Plaza de San Felipe (Zaragoza).jpg

Leaning Tower of Zaragoza

historyarchitecturemudejardemolished-buildings
4 min read

Five master builders raised the Torre Nueva in 1504: Christians Gabriel Gombao and Anton Sarinena, Muslims Ismael Allabar and Monferriz, and a Jew named Juce Gali. In the Spain of the Catholic Monarchs, where religious persecution was intensifying and the Inquisition cast a long shadow, these men from three faiths collaborated to create the tallest Mudejar tower ever built. It stood eighty meters high, its base a sixteen-pointed star, its bricks laid in patterns that blended Gothic arches with Moorish geometry. Almost immediately, it began to lean.

Built in Haste, Tilted by Design

The lean appeared soon after construction, likely because the southern portion of the foundation was laid faster than the northern side. The difference in tension between the two halves pulled the tower off vertical, and although workers reinforced the foundation, the tilt persisted. By the time measurements were taken in its final years, the deviation from vertical was nearly three meters -- more than eight feet of overhang. A description in The Brickbuilder journal in 1896 noted the paradox: the lean appeared almost deliberate, increasing noticeably above the base, as if the tower were straining toward something only it could see. The 11.5-meter-wide structure rose through four distinct stories, each treated differently. The first body formed that sixteen-pointed star in cross section; the upper stories shifted to octagonal forms with angular buttresses. A triple spire topped the whole thing, added in 1749 and removed in 1878.

Sentinel and Symbol

From the sixteenth century onward, the Torre Nueva became inseparable from Zaragoza's identity. During the French sieges of 1808 and 1809, defenders used the tower as a lookout to track Napoleonic troop movements and sound warnings across the city. In peacetime, it served as a clock tower, marking the hours for a city that had grown up around its tilted silhouette. Painters and photographers made it famous across Europe: Charles Clifford captured it in October 1860, J. Laurent photographed it repeatedly between 1863 and 1877, and Gustave Dore drew it for an 1874 French travelogue. Even William's cigarettes, a now-defunct British brand, featured the tower on a collectible card in a series about remarkable buildings around the world.
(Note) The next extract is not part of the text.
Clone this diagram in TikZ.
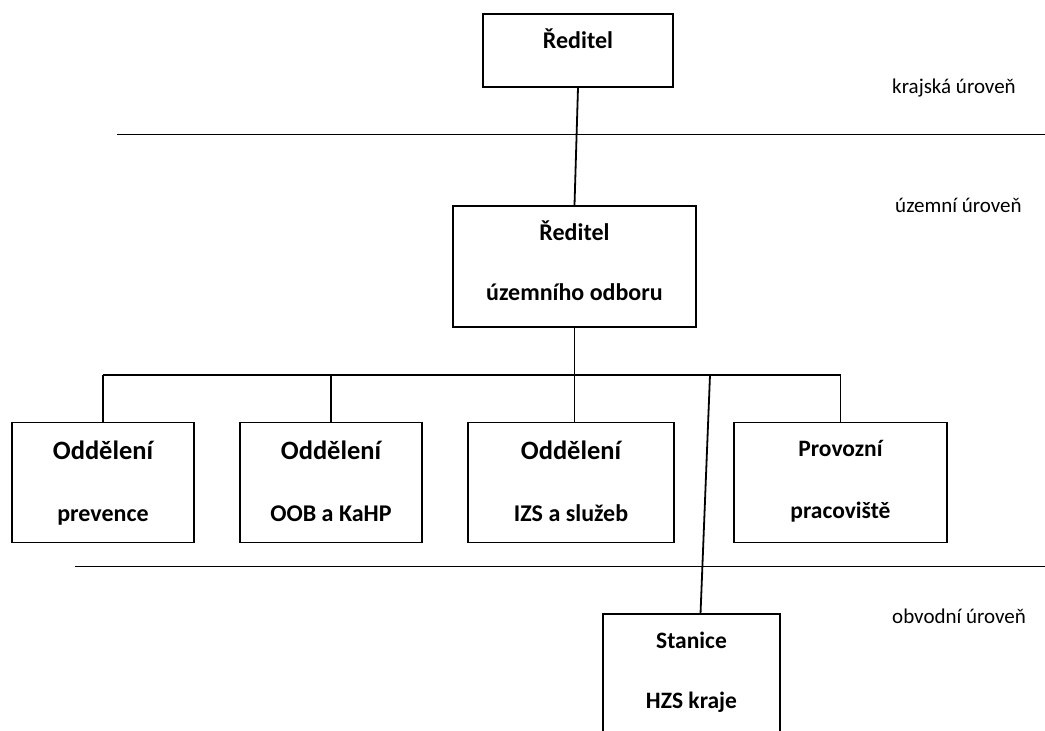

The Greatest Artistic Crime in Spain

In 1878, the city council removed the triple spire, citing structural concerns. Fourteen years later, in 1892, they voted to tear down the entire tower, claiming the lean and alleged deterioration made it a danger to the public. The decision provoked outrage. Intellectuals denounced what they called a "patricide" -- the destruction of what defenders described as "the most beautiful Mudejar tower" and "the greatest artistic crime committed in Spain." Protests and petitions failed. The demolition took a full year, beginning with scaffolding erected in the summer of 1892. When it was over, citizens bought the bricks as souvenirs. Some of those bricks ended up in the foundations of new houses across Zaragoza -- the old tower literally absorbed into the city that had killed it.

A Boy Still Looking Up

In the 1990s, the city placed a memorial in the Plaza de San Felipe where the tower once stood. The perimeter of the base is outlined on the pavement, marking the ghost of that sixteen-pointed star. Beside it sits a bronze sculpture of a boy, gazing upward at the empty sky where eighty meters of brick and geometry once tilted against the Aragonese light. In a shop on the square, a small museum displays photographs, fragments, and memories of the tower. It is a quiet act of civic remorse -- or at least acknowledgment -- for a decision that erased one of Europe's most distinctive buildings. The Leaning Tower of Pisa survived because Italians chose to save it. Zaragoza's tower fell because its own people chose otherwise.

From the Air

Located at 41.65N, 0.88W in central Zaragoza at the Plaza de San Felipe. The tower no longer exists -- only a ground-level memorial marks its former position. Nearest airport is Zaragoza (LEZG). The plaza is in the old city center near the Basilica del Pilar. Best appreciated by understanding what once rose from this spot.